Wednesday 17 June 2015

Ah! I get it! The theme is sixties fashion icons!

Twiggy in Room 207's bathroom
Not being either a fashion icon or in anyway fashionable myself, it's taken me a day to work out that the theme of my 'boutique' hotel is fashion and, in particular, fashion icons - Twiggy in my bathroom, framed photos of Karl Lagerfeld and Yves Saint Laurent on the breakfast room walls and others whom I am sure my 'fashionista' fellow guests recognised immediately. Except that, looking around me I see businessmen, not fashion victims, so, clearly, if you're a 'fashionista' - don't you hate that word? - there are other places to stay in Dusseldorf.

Breakfast here is not brilliant, although it's not bad either; everything is arranged as if it was thought about at the last minute and is crammed on to a shelf on the bar and a window sill. I miss the big bowls of fruit and the dishes of raspberry or strawberry yogurts found in the bigger branded hotels, but in all honesty there is little to complain about here and I really am clutching at straws. Even the brightly-coloured room has grown on me and now that I've found the perfect Italian restaurant - Da Bruno - about 10 minutes from the hotel I'm made up if I'm honest. More importantly, it was the hotel that recommended the restaurant so top marks to them.

As I write this it's Wednesday night, 1130hrs, and despite having attended a function in the old town of Dusseldorf at a venue on the banks of the Rhine, I still managed to catch a tram in the general direction of Da Bruno and eat dinner there – minestrone soup followed by linguine with pesto, a glass of red wine and some still mineral water. I never thought I'd get there tonight, but I did and I'm so pleased. I'm planning on going there tomorrow too.

Da Bruno is a local Italian trattoria located at Karistrasse 16, 40210 Düsseldorf (tel: 0049 (0) 211-382300). It offers everything you might expect from an Italian restaurant – including quality food and incredibly good value for money. It's homely, the service is good and, most importantly, it's friendly and I feel right at home, even if I do have to dine alone – an occupational hazard for me, I'm afraid,  but one I've gotten used to; I bought a copy of the Economist in Folkestone, Kent, on the journey out here and this morning, sitting alone in the breakfast room (like a few others) I read about Atlanta's growing problem with Asian gang culture. Last night (Tuesday) in the restaurant I read about the need for the national governments of rich countries the world over to let the dust settle on the recession before making any rash decisions about putting up interest rates and thereby setting the whole recessionary nightmare into fall swing again. Last night (Wednesday) I had nothing to read so I messed around with my iphone's Notes facility, writing down how much I'd been eating and generally faffing around like somebody with absolutely no friends. There had been a huge party of Japanese in the restaurant – they kept bowing at one another for some reason – but when they left only seven of us remained – two couples and then two men at diagonally opposed corners of the floor, with me completing a kind of triangle (if you joined the dots so to speak).

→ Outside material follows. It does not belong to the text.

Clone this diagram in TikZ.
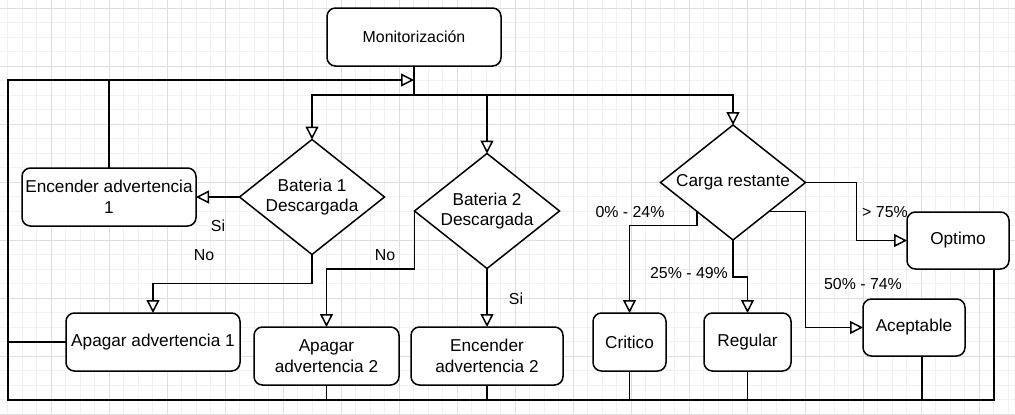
\documentclass[tikz,border=0pt]{standalone}
\usepackage{fontspec}
\setmainfont{Liberation Sans}
\usetikzlibrary{arrows.meta,shapes.geometric}
\definecolor{gmaj}{HTML}{DEDEDE}
\definecolor{gmin}{HTML}{F1F1F1}
\newcommand\fsA{\fontsize{17.2}{20.5}\selectfont}
\newcommand\fsB{\fontsize{15.9}{19}\selectfont}
\tikzset{
  box/.style={draw, line width=1.5pt, rounded corners=8.5pt, fill=white, align=center,
    inner sep=0pt, outer sep=0pt, font=\fsA},
  dia/.style={draw, diamond, line width=1.5pt, fill=white, inner sep=0pt, outer sep=0pt,
    minimum width=145pt, minimum height=115pt},
  lbl/.style={font=\fsB, inner sep=0pt},
  conn/.style={line width=1.5pt},
  arr/.style={conn, -{Triangle[fill=white,length=13pt,width=13pt]}},
  gminor/.style={draw=gmin, line width=0.9pt},
  gmajor/.style={draw=gmaj, line width=0.9pt}
}
\begin{document}
\begin{tikzpicture}[x=1pt,y=-1pt]
\fill[white] (0,0) rectangle (1015,415);
\useasboundingbox (0,0) rectangle (1015,415);
% grid
\foreach \i in {0,...,69} {\draw[gminor] ({7.5+14.5*\i},0) -- ({7.5+14.5*\i},415);}
\foreach \i in {0,...,28} {\draw[gminor] (0,{8+14.5*\i}) -- (1015,{8+14.5*\i});}
\foreach \i in {0,...,16} {\draw[gmajor] ({51+58*\i},0) -- ({51+58*\i},415);}
\foreach \i in {0,...,7} {\draw[gmajor] (0,{8+58*\i}) -- (1015,{8+58*\i});}

% nodes
\node[box, font=\fsB, minimum width=174pt, minimum height=58pt] (mon) at (414,37) {Monitorización};
\node[box, minimum width=174pt, minimum height=58pt] (enc1) at (109,197) {Encender advertencia\\1};
\node[box, minimum width=174pt, minimum height=58pt] (apag1) at (153,342) {Apagar advertencia 1};
\node[box, minimum width=145pt, minimum height=58pt] (apag2) at (326.5,356) {Apagar\\advertencia 2};
\node[box, minimum width=152pt, minimum height=58pt] (enc2) at (487,356) {Encender\\advertencia 2};
\node[dia, label={[align=center,font=\fsA]center:Bateria 1\\Descargada}] (d1) at (312,197) {};
\node[dia, label={[align=center,font=\fsA]center:Bateria 2\\Descargada}] (d2) at (487,211) {};
\node[dia, label={[align=center,font=\fsA]center:Carga restante}] (d3) at (733,182.5) {};
\node[box, minimum width=73pt, minimum height=58pt] (crit) at (629.5,342) {Critico};
\node[box, minimum width=87pt, minimum height=58pt] (reg) at (747.5,342) {Regular};
\node[box, minimum width=102pt, minimum height=57pt] (acep) at (914,327.5) {Aceptable};
\node[box, minimum width=102pt, minimum height=57pt] (opt) at (958,240.5) {Optimo};

% helper coordinates
\coordinate (s) at (414,95);
\coordinate (j) at (414,80);
\coordinate (bl) at (8,400);
\coordinate (br) at (994,400);
\coordinate (acx) at (922,400);

% from monitor
\draw[conn] (mon.south) -- (s);
\draw[arr] (s) -| (d1.north);
\draw[arr] (s) -| (d2.north);
\draw[arr] (s) -| (d3.north);

% feedback loop
\draw[arr] (br |- opt.south) -- (br) -- (bl) |- (j);
\draw[conn] (enc1.north) -- (enc1.north |- j);
\draw[conn] (apag1.west) -- (apag1.west -| bl);
\draw[conn] (apag2.south) -- (apag2.south |- bl);
\draw[conn] (enc2.south) -- (enc2.south |- bl);
\draw[conn] (crit.south) -- (crit.south |- bl);
\draw[conn] (reg.south) -- (reg.south |- bl);
\draw[conn] (acx |- acep.south) -- (acx);

% battery 1
\draw[arr] (d1.west) -- (enc1.east);
\draw[arr] (d1.south) -- ++(0,29) -| (apag1.north);
% battery 2
\draw[arr] (d2.west) -- ++(0,58) -| (apag2.north);
\draw[arr] (d2.south) -- (enc2.north);
% charge
\draw[arr] (d3.south west) -- ++(0,14) -| (crit.north);
\draw[arr] (d3.south) -- ++(0,37) -| (reg.north);
\draw[arr] (d3.south east) -- ++(36,0) |- (acep.west);
\draw[arr] (d3.east) -- ++(51,0) |- (opt.west);

% labels
\node[lbl] (si1) at (218,226) {Si};
\node[lbl] (no1) at (204,255) {No};
\node[lbl] (no2) at (385,255) {No};
\node[lbl] (si2) at (516,299) {Si};
\node[lbl] (p1) at (630,212) {0\% - 24\%};
\node[lbl] (p2) at (689,273) {25\% - 49\%};
\node[lbl] (p3) at (863,284) {50\% - 74\%};
\node[lbl] (p4) at (885,212) {> 75\%};
\end{tikzpicture}
\end{document}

After a while I got chatting with one of the restaurant staff. I told her that I'd come from London and that I was flying back there on Friday and that I would be returning to Da Bruno tomorrow for my final meal in Dusseldorf – I've never visited the same restaurant on four consecutive nights. Soon it was time to settle the bill and walk back to my hotel in the dark.

Thursday morning...
This morning (Thursday) I was awake around 0630hrs and when I peered out of the window I noticed that the Buddha statue on the rooftop below the room had, for some reason, been moved closer to my window – I reckon it's all part of a plan to freak me out, a bit like the Weeping Angels in Doctor Who. I'm guessing that in a few days' time the statue will move to the left and eventually make a complete circuit of the small rooftop area that I can see from my hotel window.

I've got a haircut booked for this morning at 0930hrs as I noticed, on leaving the room yesterday evening, that I'm starting to look a mess. After a while – between six and eight weeks after having it cut – my hair becomes a little uncontrollable, like a Brillo pad, and there's no alternative other than to have it cut short, but then, of course, I resemble a criminal, a bank robber on the run or some other kind of miscreant, so in many ways I can't win.